Area Suite File Current Target
PEP 249 compliance mock test_dbapi20_compliance.py 33 ≥ 33 (one per spec requirement)
Timeouts / resilience mock test_timeout_and_delays.py 14 ≥ 1 per timeout scenario
CRUD (mock) mock test_query_operations.py 13 ≥ 13
Error paths mock test_error_scenarios.py 3 ≥ 1 per error scenario in scenarios.json
Streaming (mock) mock test_streaming.py 3 ≥ 1 per streaming scenario
Stored procs (mock) mock test_stored_procedures.py 4 ≥ 1 per callproc argument pattern
SELECT (live) live test_select.py 23 ≥ 1 per SQL clause type
Auth (live) live test_auth.py 12 ≥ 1 per credential/config variant
Edge cases (live) live test_edge_cases.py 12 ≥ 1 per boundary condition
Large datasets (live) live test_large_dataset.py 9 ≥ 1 per fetch method on large data
Stored procs (live) live test_stored_procedures.py 8 ≥ 1 per live stored procedure
Derived views (live) live test_derivedviews.py 8 ≥ 1 per SQL feature on views
Data types (live) live test_datatypes.py 7 ≥ 1 per Connect API type code
Workspace (live) live test_workspace.py 5 ≥ 1 per workspace routing variant
DML — delete (live) live test_delete.py 4 ≥ 1 per DELETE pattern
DML — insert (live) live test_insert.py 4 ≥ 1 per INSERT pattern
DML — update (live) live test_update.py 4 ≥ 1 per UPDATE pattern
Concurrency (live) live test_concurrency.py 3 ≥ 1 per threading pattern
Type conversion unit test_types.py 78 ≥ 1 per Connect API type code
Connection lifecycle unit test_connection.py 29 ≥ 1 per public Connection method
Cursor contract unit test_cursor.py 32 ≥ 1 per public Cursor method/property

How to keep this file up to date

Run from the repo root after any test change:

# Unit tests
for f in connector/tests/unit/test_*.py; do
  printf "%-45s %s\n" "$f" "$(grep -c '^\s*def test_' "$f")"
done

# Integration tests — mock server
for f in connector/tests/integration/test_*.py; do
  printf "%-55s %s\n" "$f" "$(grep -c '^\s*def test_' "$f")"
done

# Integration tests — live API
for f in connector/tests/integration_live/test_*.py; do
  printf "%-60s %s\n" "$f" "$(grep -c '^\s*def test_' "$f")"
done

# Mock scenario count
python -c "import json; d=json.load(open('connect-ai-mock/src/data/static/scenarios.json')); print(len(d['scenarios']), 'scenarios')"

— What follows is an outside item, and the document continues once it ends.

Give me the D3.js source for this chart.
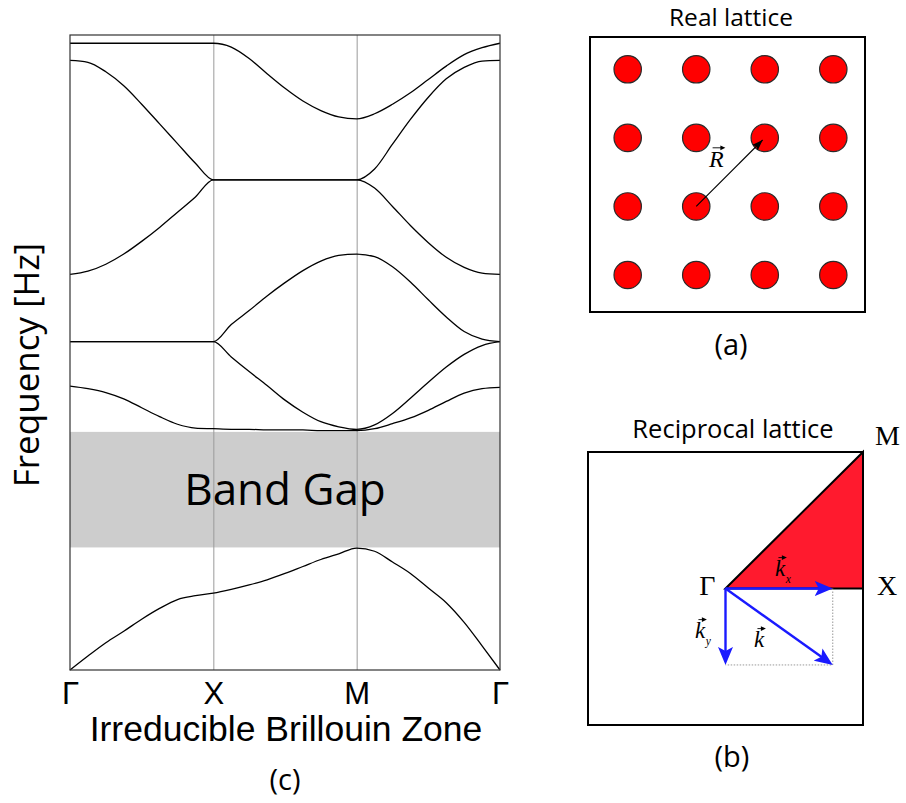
<!DOCTYPE html>
<html>
<head>
<meta charset="utf-8">
<script src="https://cdn.jsdelivr.net/npm/d3@7"></script>
<style>
  html, body { margin: 0; padding: 0; background: #fff; }
  svg { display: block; }
</style>
</head>
<body>
<svg id="fig" width="906" height="803"></svg>
<script>
// ---------- band structure data ----------
// wave-vector samples along the path Γ → X → M → Γ (one unit per segment)
const kPath = [0, 0.125, 0.25, 0.375, 0.5, 0.625, 0.75, 0.875,
               1, 1.125, 1.25, 1.375, 1.5, 1.625, 1.75, 1.875,
               2, 2.125, 2.25, 2.375, 2.5, 2.625, 2.75, 2.875, 3];
const symPoints = [0, 1, 2, 3];
const symLabels = ["Γ", "X", "M", "Γ"];

// normalised frequency of each band at the kPath samples
const band1 = [0.000, 0.022, 0.043, 0.061, 0.080, 0.097, 0.111, 0.117, 0.121,
               0.127, 0.134, 0.142, 0.152, 0.163, 0.174, 0.183, 0.192,
               0.187, 0.170, 0.152, 0.129, 0.106, 0.075, 0.038, 0.000];
const band2 = [0.447, 0.443, 0.437, 0.427, 0.413, 0.399, 0.387, 0.381, 0.380,
               0.379, 0.379, 0.378, 0.378, 0.378, 0.377, 0.377, 0.377,
               0.380, 0.388, 0.397, 0.409, 0.423, 0.436, 0.443, 0.445];
const band3 = [0.517, 0.517, 0.517, 0.517, 0.517, 0.517, 0.517, 0.517, 0.517,
               0.493, 0.470, 0.448, 0.425, 0.406, 0.391, 0.383, 0.379,
               0.386, 0.404, 0.428, 0.453, 0.477, 0.497, 0.511, 0.517];
const band4 = [0.517, 0.517, 0.517, 0.517, 0.517, 0.517, 0.517, 0.517, 0.517,
               0.544, 0.566, 0.589, 0.610, 0.629, 0.644, 0.653, 0.655,
               0.651, 0.635, 0.611, 0.583, 0.556, 0.533, 0.521, 0.517];
const band5 = [0.623, 0.628, 0.639, 0.655, 0.675, 0.697, 0.721, 0.745, 0.772,
               0.772, 0.772, 0.772, 0.772, 0.772, 0.772, 0.772, 0.772,
               0.759, 0.730, 0.700, 0.673, 0.650, 0.634, 0.625, 0.623];
const band6 = [0.960, 0.957, 0.942, 0.920, 0.891, 0.860, 0.829, 0.798, 0.772,
               0.772, 0.772, 0.772, 0.772, 0.772, 0.772, 0.772, 0.772,
               0.789, 0.828, 0.867, 0.902, 0.931, 0.949, 0.959, 0.960];
const band7 = [0.987, 0.987, 0.987, 0.987, 0.987, 0.987, 0.987, 0.987, 0.987,
               0.981, 0.963, 0.939, 0.916, 0.896, 0.881, 0.871, 0.868,
               0.876, 0.891, 0.909, 0.930, 0.951, 0.969, 0.980, 0.987];
const bands = [band1, band2, band3, band4, band5, band6, band7];

// complete band gap between band 1 and band 2
const bandGap = [0.193, 0.375];

// ---------- lattice data ----------
const latticeIdx = [0, 1, 2, 3];           // 4 x 4 square lattice of scatterers
const latticeVector = [[1, 2], [2, 1]];    // R from site (col,row) to site (col,row)

// irreducible Brillouin zone corners (units of π/a) and wave vector k
const ibz = { G: [0, 0], X: [1, 0], M: [1, 1] };
const kVec = [0.78, -0.56];

// ---------- drawing ----------
const svg = d3.select("#fig");
const SANS = "'Open Sans', 'Noto Sans', sans-serif";
const ARIAL = "'Liberation Sans', Arial, sans-serif";
const SERIF = "'Liberation Serif', 'DejaVu Serif', serif";

const defs = svg.append("defs");
function marker(id, color, len, half, notch) {
  defs.append("marker")
    .attr("id", id)
    .attr("markerUnits", "userSpaceOnUse")
    .attr("viewBox", `0 ${-half} ${len} ${2 * half}`)
    .attr("refX", len).attr("refY", 0)
    .attr("markerWidth", len).attr("markerHeight", 2 * half)
    .attr("orient", "auto")
    .append("path")
    .attr("d", `M0,${-half}L${len},0L0,${half}L${notch},0Z`)
    .attr("fill", color);
}
marker("headBlue", "#1a1aff", 18, 7.5, 4);
marker("headBlack", "#000", 11, 4, 2);

// ===== (c) band diagram =====
const x = d3.scaleLinear().domain([0, 3]).range([70, 500]);
const y = d3.scaleLinear().domain([0, 1]).range([670, 35]);

const plot = svg.append("g");

plot.append("rect")
  .attr("x", x(0)).attr("width", x(3) - x(0))
  .attr("y", y(bandGap[1])).attr("height", y(bandGap[0]) - y(bandGap[1]))
  .attr("fill", "#cdcdcd");

// vertical lines at the high-symmetry points
const grid = plot.append("g")
  .attr("transform", `translate(0,${y(0)})`)
  .call(d3.axisBottom(x).tickValues([1, 2]).tickSize(-(y(0) - y(1))).tickFormat(""));
grid.select(".domain").remove();
grid.selectAll("line").attr("stroke", "#9a9a9a").attr("stroke-width", 1);

plot.append("text")
  .attr("x", (x(0) + x(3)) / 2).attr("y", 505)
  .attr("text-anchor", "middle")
  .attr("font-family", SANS).attr("font-size", 44)
  .text("Band Gap");

const line = d3.line()
  .x((d, i) => x(kPath[i]))
  .y(d => y(d))
  .curve(d3.curveMonotoneX);

plot.selectAll("path.band")
  .data(bands)
  .join("path")
  .attr("class", "band")
  .attr("d", line)
  .attr("fill", "none")
  .attr("stroke", "#000")
  .attr("stroke-width", 1.3);

plot.append("rect")
  .attr("x", x(0)).attr("y", y(1))
  .attr("width", x(3) - x(0)).attr("height", y(0) - y(1))
  .attr("fill", "none").attr("stroke", "#333").attr("stroke-width", 1.2);

const xAxis = plot.append("g")
  .attr("transform", `translate(0,${y(0)})`)
  .call(d3.axisBottom(x).tickValues(symPoints).tickSize(0)
    .tickFormat((d, i) => symLabels[i]));
xAxis.select(".domain").remove();
xAxis.selectAll("text")
  .attr("y", 34).attr("dy", 0)
  .attr("font-family", ARIAL).attr("font-size", 31).attr("fill", "#000");

plot.append("text")
  .attr("x", 286).attr("y", 741)
  .attr("text-anchor", "middle")
  .attr("font-family", ARIAL).attr("font-size", 35.5)
  .text("Irreducible Brillouin Zone");

plot.append("text")
  .attr("transform", "translate(39,365) rotate(-90)")
  .attr("text-anchor", "middle")
  .attr("font-family", SANS).attr("font-size", 35)
  .text("Frequency [Hz]");

plot.append("text")
  .attr("x", 285).attr("y", 790)
  .attr("text-anchor", "middle")
  .attr("font-family", SANS).attr("font-size", 29)
  .text("(c)");

// vector label: italic letter with an arrow above and an optional subscript
function vecLabel(g, px, py, letter, sub, size) {
  const t = g.append("text")
    .attr("x", px).attr("y", py)
    .attr("font-family", SERIF).attr("font-style", "italic")
    .attr("font-size", size)
    .text(letter);
  const w = t.node().getComputedTextLength();
  const ay = py - size * 0.8;
  const x0 = px + size * 0.15, x1 = px + w + size * 0.05;
  g.append("line")
    .attr("x1", x0).attr("x2", x1 - 2).attr("y1", ay).attr("y2", ay)
    .attr("stroke", "#000").attr("stroke-width", 0.9);
  g.append("path")
    .attr("d", `M${x1 - 4.5},${ay - 2.4}L${x1 + 0.5},${ay}L${x1 - 4.5},${ay + 2.4}Z`)
    .attr("fill", "#000");
  if (sub) {
    g.append("text")
      .attr("x", px + w + 0.5).attr("y", py + size * 0.3)
      .attr("font-family", SERIF).attr("font-style", "italic")
      .attr("font-size", size * 0.5)
      .text(sub);
  }
}

// ===== (a) real lattice =====
const real = svg.append("g");
const lx = d3.scaleLinear().domain([0, 3]).range([627.7, 833.3]);
const ly = d3.scaleLinear().domain([0, 3]).range([69.3, 275]);

real.append("text")
  .attr("x", 731).attr("y", 26).attr("text-anchor", "middle")
  .attr("font-family", SANS).attr("font-size", 24.5)
  .text("Real lattice");

real.append("rect")
  .attr("x", 590).attr("y", 37).attr("width", 275).attr("height", 275)
  .attr("fill", "#fff").attr("stroke", "#000").attr("stroke-width", 2);

const sites = latticeIdx.flatMap(r => latticeIdx.map(c => [c, r]));
real.selectAll("circle")
  .data(sites)
  .join("circle")
  .attr("cx", d => lx(d[0])).attr("cy", d => ly(d[1]))
  .attr("r", 13.7)
  .attr("fill", "#ff0000").attr("stroke", "#2a2a2a").attr("stroke-width", 1.2);

{
  const [a, b] = latticeVector;
  const x1 = lx(a[0]), y1 = ly(a[1]), x2 = lx(b[0]), y2 = ly(b[1]);
  const L = Math.hypot(x2 - x1, y2 - y1);
  const ux = (x2 - x1) / L, uy = (y2 - y1) / L;
  real.append("line")
    .attr("x1", x1).attr("y1", y1)
    .attr("x2", x2 - ux * 3).attr("y2", y2 - uy * 3)
    .attr("stroke", "#000").attr("stroke-width", 1.1)
    .attr("marker-end", "url(#headBlack)");
  vecLabel(real, 709, 167, "R", null, 24);
}

real.append("text")
  .attr("x", 731).attr("y", 355).attr("text-anchor", "middle")
  .attr("font-family", SANS).attr("font-size", 29)
  .text("(a)");

// ===== (b) reciprocal lattice =====
const rec = svg.append("g");
const bx = d3.scaleLinear().domain([-1, 1]).range([588, 863]);
const by = d3.scaleLinear().domain([-1, 1]).range([725, 452]);

rec.append("text")
  .attr("x", 733).attr("y", 438).attr("text-anchor", "middle")
  .attr("font-family", SANS).attr("font-size", 25.5)
  .text("Reciprocal lattice");

rec.append("rect")
  .attr("x", bx(-1)).attr("y", by(1))
  .attr("width", bx(1) - bx(-1)).attr("height", by(-1) - by(1))
  .attr("fill", "#fff").attr("stroke", "#000").attr("stroke-width", 2);

rec.append("path")
  .attr("d", d3.line()([ibz.G, ibz.M, ibz.X].map(p => [bx(p[0]), by(p[1])])) + "Z")
  .attr("fill", "#ff1a2e").attr("stroke", "#000").attr("stroke-width", 2)
  .attr("stroke-linejoin", "miter");

// dotted construction lines of k
rec.append("path")
  .attr("d", d3.line()([[kVec[0], 0], kVec, [0, kVec[1]]].map(p => [bx(p[0]), by(p[1])])))
  .attr("fill", "none").attr("stroke", "#999").attr("stroke-width", 1)
  .attr("stroke-dasharray", "1.5,1.5");

function blueArrow(p) {
  const x1 = bx(0), y1 = by(0), x2 = bx(p[0]), y2 = by(p[1]);
  const L = Math.hypot(x2 - x1, y2 - y1);
  const ux = (x2 - x1) / L, uy = (y2 - y1) / L;
  rec.append("line")
    .attr("x1", x1).attr("y1", y1)
    .attr("x2", x2 - ux * 8).attr("y2", y2 - uy * 8)
    .attr("stroke", "#1a1aff").attr("stroke-width", 2.4);
  rec.append("line")
    .attr("x1", x2 - ux * 10).attr("y1", y2 - uy * 10)
    .attr("x2", x2).attr("y2", y2)
    .attr("stroke", "none")
    .attr("marker-end", "url(#headBlue)");
}
blueArrow([kVec[0], 0]);
blueArrow([0, kVec[1]]);
blueArrow(kVec);

rec.append("text")
  .attr("x", bx(ibz.G[0]) - 10).attr("y", by(ibz.G[1]) + 6)
  .attr("text-anchor", "end")
  .attr("font-family", SERIF).attr("font-size", 28)
  .text("Γ");
rec.append("text")
  .attr("x", bx(ibz.X[0]) + 14).attr("y", by(ibz.X[1]) + 6)
  .attr("font-family", SERIF).attr("font-size", 28)
  .text("X");
rec.append("text")
  .attr("x", bx(ibz.M[0]) + 12).attr("y", by(ibz.M[1]) - 7)
  .attr("font-family", SERIF).attr("font-size", 28)
  .text("M");

vecLabel(rec, 775, 576, "k", "x", 23);
vecLabel(rec, 695, 638, "k", "y", 23);
vecLabel(rec, 754, 647, "k", null, 23);

rec.append("text")
  .attr("x", 732).attr("y", 767).attr("text-anchor", "middle")
  .attr("font-family", SANS).attr("font-size", 29)
  .text("(b)");
</script>
</body>
</html>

When adding a new source module:

  1. Add a row to §1a (Source Modules).
  2. Add test_<module>.py in connector/tests/unit/.
  3. Add integration coverage in the most relevant existing file, or create a new one.

When adding a new mock scenario:

  1. Add a row to §1e (Mock Scenarios) with scenario key, PAT, and behaviour.
  2. Add ≥ 1 integration test in integration/ that uses the new PAT.
  3. Re-run the count commands above and update §1c totals.

When adding a new live test file:

  1. Add a row to §1d (Integration Live) with the file name, test count, and area.
  2. Update the §1d total and the §1 summary table.